Exactly and only the lines from the one containing "Emit a Python" through the one containing "grain_size = [370, 280, 220, 200]" belong in your copy. Pictures do not.

* start Material *

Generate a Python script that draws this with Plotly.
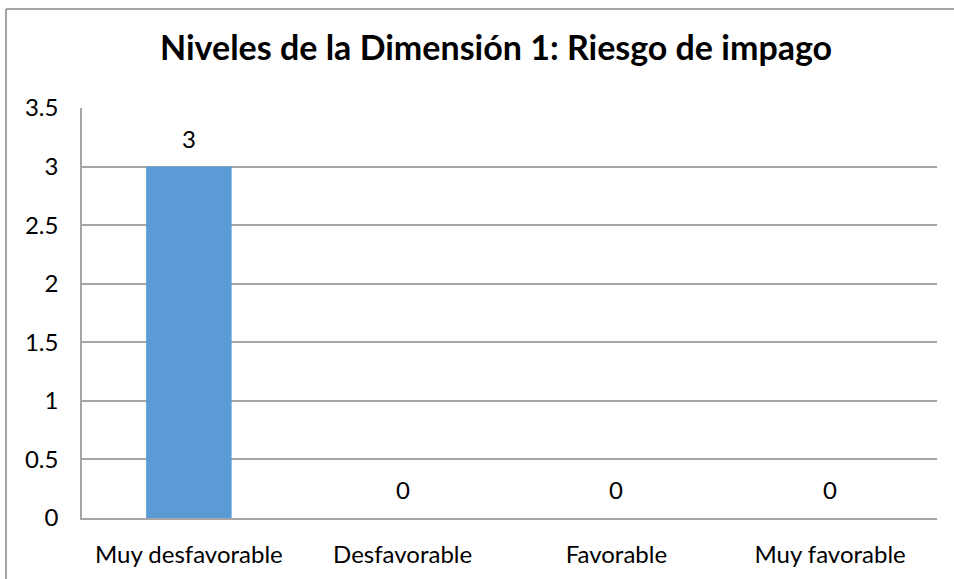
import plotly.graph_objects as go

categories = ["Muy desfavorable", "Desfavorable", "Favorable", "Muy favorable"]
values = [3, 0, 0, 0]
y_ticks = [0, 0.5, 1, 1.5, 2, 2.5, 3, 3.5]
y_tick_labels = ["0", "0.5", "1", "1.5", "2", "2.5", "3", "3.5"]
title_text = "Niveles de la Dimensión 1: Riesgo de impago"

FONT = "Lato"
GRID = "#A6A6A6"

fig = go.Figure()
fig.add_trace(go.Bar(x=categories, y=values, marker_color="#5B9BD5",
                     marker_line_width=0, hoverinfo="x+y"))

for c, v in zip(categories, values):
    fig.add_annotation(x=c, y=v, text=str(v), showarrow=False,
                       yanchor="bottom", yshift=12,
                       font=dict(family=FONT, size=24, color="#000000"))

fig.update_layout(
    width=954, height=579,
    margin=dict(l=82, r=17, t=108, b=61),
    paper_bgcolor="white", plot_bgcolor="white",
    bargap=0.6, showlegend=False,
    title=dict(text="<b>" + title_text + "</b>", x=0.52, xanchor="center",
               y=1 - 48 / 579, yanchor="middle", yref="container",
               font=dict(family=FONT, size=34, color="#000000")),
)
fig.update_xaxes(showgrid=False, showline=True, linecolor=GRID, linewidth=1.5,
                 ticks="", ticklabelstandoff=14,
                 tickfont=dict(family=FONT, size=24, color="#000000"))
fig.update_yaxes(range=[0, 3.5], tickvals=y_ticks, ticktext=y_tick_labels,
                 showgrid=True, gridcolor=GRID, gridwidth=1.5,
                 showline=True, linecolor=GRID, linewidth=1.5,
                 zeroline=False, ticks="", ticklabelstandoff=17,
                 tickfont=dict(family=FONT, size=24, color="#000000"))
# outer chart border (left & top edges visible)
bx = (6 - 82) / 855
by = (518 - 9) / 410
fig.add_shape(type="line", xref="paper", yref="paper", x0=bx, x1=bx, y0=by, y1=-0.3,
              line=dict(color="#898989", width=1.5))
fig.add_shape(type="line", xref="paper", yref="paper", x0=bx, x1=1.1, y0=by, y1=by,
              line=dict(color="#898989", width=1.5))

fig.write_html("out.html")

* end Material *
* start Material *

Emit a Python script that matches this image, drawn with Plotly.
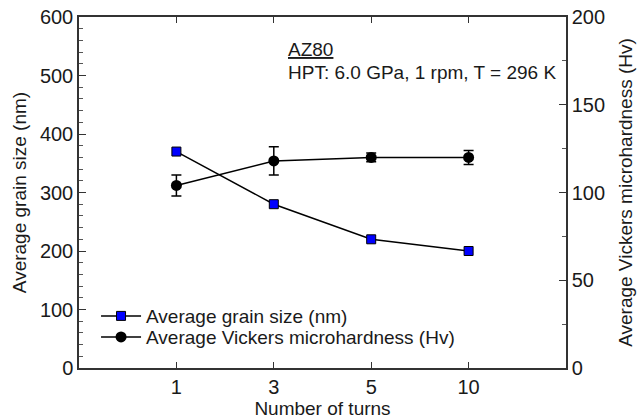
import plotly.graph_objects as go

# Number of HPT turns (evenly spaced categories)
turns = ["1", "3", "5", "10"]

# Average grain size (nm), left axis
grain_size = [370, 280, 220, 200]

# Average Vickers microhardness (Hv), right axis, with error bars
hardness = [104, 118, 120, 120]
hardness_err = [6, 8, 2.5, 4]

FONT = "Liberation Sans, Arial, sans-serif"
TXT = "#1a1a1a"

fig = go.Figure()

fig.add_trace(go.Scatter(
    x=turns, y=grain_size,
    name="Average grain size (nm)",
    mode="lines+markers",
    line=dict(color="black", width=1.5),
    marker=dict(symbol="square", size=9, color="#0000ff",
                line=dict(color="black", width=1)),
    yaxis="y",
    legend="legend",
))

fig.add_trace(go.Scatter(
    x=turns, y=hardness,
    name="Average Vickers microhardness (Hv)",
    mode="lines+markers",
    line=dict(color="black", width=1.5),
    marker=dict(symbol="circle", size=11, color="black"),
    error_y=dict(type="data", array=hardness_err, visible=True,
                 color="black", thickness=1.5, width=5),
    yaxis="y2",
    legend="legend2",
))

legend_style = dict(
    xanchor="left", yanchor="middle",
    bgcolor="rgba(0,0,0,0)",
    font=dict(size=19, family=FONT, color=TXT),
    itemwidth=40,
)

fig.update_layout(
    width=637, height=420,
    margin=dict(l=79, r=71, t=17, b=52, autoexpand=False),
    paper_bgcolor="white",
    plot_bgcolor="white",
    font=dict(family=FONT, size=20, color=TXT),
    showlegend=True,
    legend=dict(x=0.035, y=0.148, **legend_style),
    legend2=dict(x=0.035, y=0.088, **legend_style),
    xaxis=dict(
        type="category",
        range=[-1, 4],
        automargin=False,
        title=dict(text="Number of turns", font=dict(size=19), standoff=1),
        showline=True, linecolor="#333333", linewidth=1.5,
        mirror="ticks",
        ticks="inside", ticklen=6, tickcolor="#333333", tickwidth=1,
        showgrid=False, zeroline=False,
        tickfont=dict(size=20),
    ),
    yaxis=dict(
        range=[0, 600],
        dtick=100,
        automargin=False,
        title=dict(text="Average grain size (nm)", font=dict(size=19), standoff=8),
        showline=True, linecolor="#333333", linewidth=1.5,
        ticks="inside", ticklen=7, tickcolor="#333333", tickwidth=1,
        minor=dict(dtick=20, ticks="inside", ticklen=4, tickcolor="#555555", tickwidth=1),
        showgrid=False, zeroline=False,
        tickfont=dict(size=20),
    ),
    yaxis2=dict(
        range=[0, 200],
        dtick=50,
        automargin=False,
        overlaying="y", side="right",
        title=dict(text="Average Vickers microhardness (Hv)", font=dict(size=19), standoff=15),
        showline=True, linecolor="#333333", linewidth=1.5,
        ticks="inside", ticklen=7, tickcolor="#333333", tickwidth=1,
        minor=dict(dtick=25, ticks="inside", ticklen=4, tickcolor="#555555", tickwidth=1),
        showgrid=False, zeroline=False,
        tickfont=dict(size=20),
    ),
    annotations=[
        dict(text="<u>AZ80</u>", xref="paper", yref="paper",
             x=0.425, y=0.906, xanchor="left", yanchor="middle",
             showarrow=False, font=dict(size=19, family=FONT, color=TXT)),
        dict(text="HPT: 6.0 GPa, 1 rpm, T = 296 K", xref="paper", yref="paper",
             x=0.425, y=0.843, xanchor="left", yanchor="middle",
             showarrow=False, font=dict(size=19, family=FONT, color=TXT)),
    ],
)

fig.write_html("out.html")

* end Material *

Solution to this exercise:
Emit a Python script that matches this image, drawn with Plotly.
import plotly.graph_objects as go

# Number of HPT turns (evenly spaced categories)
turns = ["1", "3", "5", "10"]

# Average grain size (nm), left axis
grain_size = [370, 280, 220, 200]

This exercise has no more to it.